* **INSTRUCTION**
Everything from the line containing "Rebuild this chart" through the line containing "plt.rcParams['axes.unicode_minus'] = False" must be written out exactly, and nothing more; leave any pictures out.

---*---

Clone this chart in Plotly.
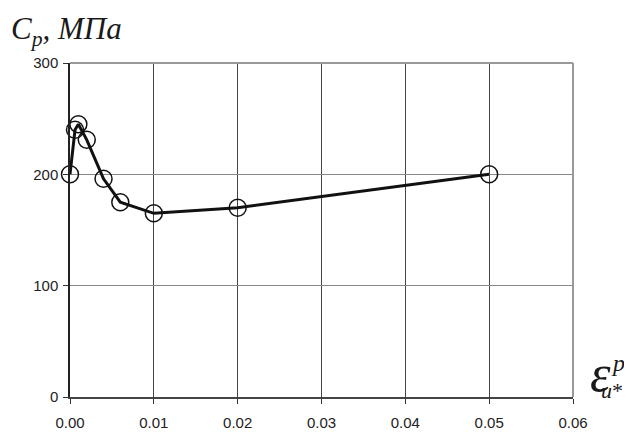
import plotly.graph_objects as go

strain = [0.0, 0.0006, 0.001, 0.002, 0.004, 0.006, 0.01, 0.02, 0.05]
cp = [200, 240, 245, 231, 196, 175, 165, 170, 200]
x_ticks = [0.0, 0.01, 0.02, 0.03, 0.04, 0.05, 0.06]
x_tick_labels = ["0.00", "0.01", "0.02", "0.03", "0.04", "0.05", "0.06"]
y_ticks = [0, 100, 200, 300]

serif = "Liberation Serif, Times New Roman"
ink = "#1a1a1a"

fig = go.Figure()
fig.add_trace(go.Scatter(
    x=strain, y=cp, mode="lines+markers",
    line=dict(color="#111111", width=3),
    marker=dict(symbol="circle-open", size=17, color="#111111", line=dict(width=1.5)),
    cliponaxis=False, showlegend=False,
))

fig.update_layout(
    width=632, height=435,
    margin=dict(l=62, r=67, t=55, b=46),
    paper_bgcolor="white", plot_bgcolor="white",
    font=dict(family="Liberation Sans, Arial", size=15, color="#222222"),
    xaxis=dict(
        range=[0, 0.06], tickvals=x_ticks, ticktext=x_tick_labels,
        showgrid=True, gridcolor="#444444", gridwidth=1,
        ticks="outside", ticklen=5, tickcolor="#333333",
        ticklabelstandoff=6,
        showline=True, linecolor="#444444", linewidth=1.5, mirror=False,
        zeroline=False, tickfont=dict(size=15),
    ),
    yaxis=dict(
        range=[0, 300], tickvals=y_ticks,
        showgrid=True, gridcolor="#888888", gridwidth=1,
        ticks="outside", ticklen=5, tickcolor="#333333",
        ticklabelstandoff=2,
        showline=True, linecolor="#222222", linewidth=1.5,
        zeroline=False, tickfont=dict(size=15),
    ),
    shapes=[
        dict(type="line", xref="paper", yref="paper", x0=0, x1=1, y0=1, y1=1,
             line=dict(color="#999999", width=2)),
        dict(type="line", xref="paper", yref="paper", x0=1, x1=1, y0=0, y1=1,
             line=dict(color="#999999", width=2)),
    ],
    annotations=[
        dict(xref="paper", yref="paper", x=0, y=1, xanchor="left", yanchor="bottom",
             xshift=-61, yshift=10,
             text="<i>C</i><sub><i>p</i></sub><i>, МПа</i>", showarrow=False,
             font=dict(family=serif, size=31, color=ink)),
        dict(xref="paper", yref="paper", x=1.0, y=0.0, xanchor="left", yanchor="middle",
             xshift=15, yshift=24,
             text="<i>ε</i>", showarrow=False,
             font=dict(family=serif, size=52, color=ink)),
        dict(xref="paper", yref="paper", x=1.0, y=0.0, xanchor="left", yanchor="middle",
             xshift=36, yshift=34,
             text="<i>p</i>", showarrow=False,
             font=dict(family=serif, size=24, color=ink)),
        dict(xref="paper", yref="paper", x=1.0, y=0.0, xanchor="left", yanchor="middle",
             xshift=26, yshift=7,
             text="<i>u</i>*", showarrow=False,
             font=dict(family=serif, size=22, color=ink)),
    ],
)

fig.write_html("out.html")
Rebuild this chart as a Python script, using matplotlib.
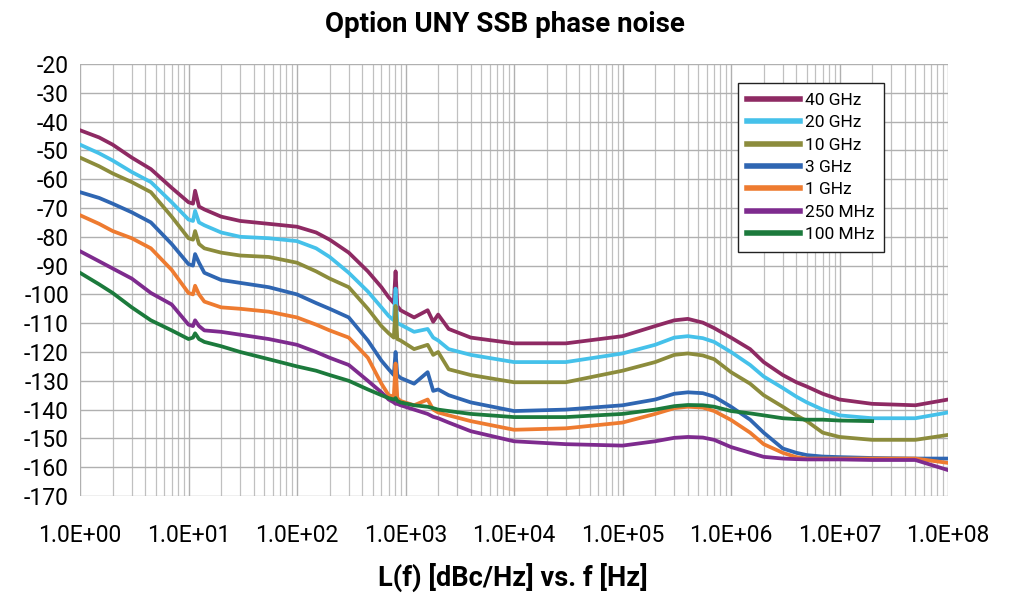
import numpy as np
import matplotlib
matplotlib.use("Agg")
import matplotlib.pyplot as plt
from matplotlib.ticker import FixedLocator, LogLocator, NullFormatter

plt.rcParams['font.family'] = ['Roboto', 'DejaVu Sans']
plt.rcParams['axes.unicode_minus'] = False

# offset frequency [Hz]
freq = [1, 1.5, 2, 3, 4.5, 7, 10, 11, 11.5, 12.5,
        14, 20, 30, 55, 100, 150, 200, 300, 450, 600,
        700, 780, 810, 840, 900, 1200, 1600, 1800, 2000, 2500,
        4000, 1e4, 3e4, 1e5, 2e5, 3e5, 4e5, 5.5e5, 7e5, 1e6,
        1.5e6, 2e6, 3e6, 4e6, 5e6, 7e6, 1e7, 2e7, 5e7, 1e8]

# L(f) [dBc/Hz] per carrier
ghz40 = [-43, -45.5, -48, -52.5, -56.5, -63, -68, -68.5, -64, -69.5,
         -70.5, -73, -74.5, -75.5, -76.5, -78.5, -81, -85.5, -92, -97.5,
         -101, -103, -92, -104, -105.5, -108, -105.5, -109.5, -107, -112,
         -115, -117, -117, -114.5, -111, -109, -108.5, -109.8, -111.7, -115,
         -119, -123.5, -128, -130.5, -132, -134.5, -136.5, -138, -138.5, -136.5]
ghz20 = [-48, -51, -53.5, -57.5, -61, -68, -74, -74.5, -71, -75,
         -76, -78.5, -80, -80.5, -81.5, -84, -87, -92.5, -99, -104.5,
         -107.5, -109, -98, -110, -110.5, -113, -112, -115, -116, -119,
         -121, -123.5, -123.5, -120.5, -117.5, -115, -114.5, -115.2, -116.5, -120,
         -124.5, -128.5, -132.5, -135.5, -137.5, -140, -142, -143, -143, -141]
ghz10 = [-52.5, -55.5, -58, -61, -64.5, -73, -80.5, -81, -78, -82.5,
         -84, -85.5, -86.5, -87, -89, -92, -94.5, -97.5, -105, -111,
         -113.5, -115, -104, -115.5, -116, -119, -117.5, -121, -120, -126,
         -128, -130.5, -130.5, -126.5, -123.5, -121, -120.5, -121.2, -122.5, -127,
         -131, -135, -139, -142, -144, -148, -149.5, -150.5, -150.5, -148.8]
ghz3 = [-64.5, -66.5, -68.5, -71.5, -75, -82.5, -89.5, -90, -86, -89,
        -92.5, -95, -96, -97.5, -100, -103, -105, -108, -116, -123,
        -126, -128, -120, -128, -129, -131, -127, -133.5, -133, -135,
        -137.5, -140.5, -140, -138.5, -136.5, -134.5, -134, -134.3, -135.5, -139,
        -143.5, -148, -153.5, -155, -155.8, -156.3, -156.5, -156.8, -157, -157]
ghz1 = [-72.5, -75.5, -78, -80.5, -84, -91.5, -99.5, -100, -97, -100,
        -102.5, -104.5, -105, -106, -108, -110.5, -112.5, -115, -122, -131,
        -135, -135.5, -124, -136, -137, -138.5, -136.5, -140, -141, -142,
        -144, -147, -146.5, -144.5, -141.5, -139.5, -139, -139.3, -140.5, -143.6,
        -148, -152, -155, -156.5, -157, -157, -157, -157, -157, -158.5]
mhz250 = [-85, -88.5, -91, -94.5, -99.5, -103.5, -110.5, -111, -109, -111,
          -112.5, -113, -114, -115.5, -117.5, -120, -122, -124.5, -130, -134,
          -136.5, -137.5, -138, -138, -138.5, -140, -141.5, -142.5, -143, -144.5,
          -147.5, -151, -152, -152.5, -151, -149.8, -149.5, -149.7, -150.5, -153,
          -155, -156.4, -157, -157.2, -157.3, -157.3, -157.3, -157.5, -157.5, -161]
mhz100 = [-92.5, -96.5, -99.5, -104.5, -109, -112.5, -115.5, -115, -113.5, -115.5,
          -116.5, -118, -120, -122.5, -125, -126.5, -128, -130, -133, -135,
          -136, -136.5, -136, -137, -137.5, -138.5, -139, -139.5, -140, -140.5,
          -141.5, -142.6, -142.6, -141.5, -140, -138.8, -138.4, -138.5, -139, -140.5,
          -141.3, -142, -143, -143.3, -143.5, -143.5, -143.8, -144, np.nan, np.nan]

labels = ['40 GHz', '20 GHz', '10 GHz', '3 GHz', '1 GHz', '250 MHz', '100 MHz']
series = [ghz40, ghz20, ghz10, ghz3, ghz1, mhz250, mhz100]
colors = ['#8E2A63', '#45C1EA', '#8C8C3C', '#2F66B2', '#EE7B30', '#7E2B8E', '#1C7A3C']

fig = plt.figure(figsize=(10.09, 5.95), dpi=100)
ax = fig.add_axes([80/1009, 99/595, 868/1009, 432/595])

for i, (lab, vals, c) in enumerate(zip(labels, series, colors)):
    ax.plot(freq, vals, color=c, lw=2.7, label=lab, zorder=3 + i,
            solid_joinstyle='round')

ax.set_xscale('log')
ax.set_xlim(1, 1e8)
ax.set_ylim(-170, -20)
ax.yaxis.set_major_locator(FixedLocator(np.arange(-170, -19, 10)))
ax.xaxis.set_minor_locator(LogLocator(base=10, subs=np.arange(2, 10), numticks=200))
ax.xaxis.set_minor_formatter(NullFormatter())
ax.set_xticks([10.0**k for k in range(9)])
ax.set_xticklabels(['1.0E+%02d' % k for k in range(9)])
ax.grid(True, which='major', color='#b0b0b0', lw=1.0)
ax.grid(True, which='minor', axis='x', color='#c0c0c0', lw=0.9)
ax.tick_params(which='both', length=0)
ax.tick_params(axis='y', labelsize=16.5, pad=8)
ax.tick_params(axis='x', labelsize=16.5, pad=20)
for sp in ax.spines.values():
    sp.set_visible(False)

leg = ax.legend(loc='upper right', bbox_to_anchor=(0.926, 0.956), borderaxespad=0,
                fontsize=12.5, handlelength=3.0, handletextpad=0.3,
                labelspacing=0.42, fancybox=False, framealpha=1,
                borderpad=0.55)
leg.get_frame().set_edgecolor('#222222')
leg.get_frame().set_linewidth(1.0)
for h in leg.get_lines():
    h.set_linewidth(4)

fig.text(0.5, 0.958, 'Option UNY SSB phase noise', ha='center', va='center',
         fontsize=20, fontweight='bold')
fig.text(0.508, 0.03, 'L(f) [dBc/Hz] vs. f [Hz]', ha='center', va='center',
         fontsize=19.5, fontweight='bold')

fig.savefig('out.png', dpi=100, facecolor='white')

---*---

* **OUTPUT**
Rebuild this chart as a Python script, using matplotlib.
import numpy as np
import matplotlib
matplotlib.use("Agg")
import matplotlib.pyplot as plt
from matplotlib.ticker import FixedLocator, LogLocator, NullFormatter

plt.rcParams['font.family'] = ['Roboto', 'DejaVu Sans']
plt.rcParams['axes.unicode_minus'] = False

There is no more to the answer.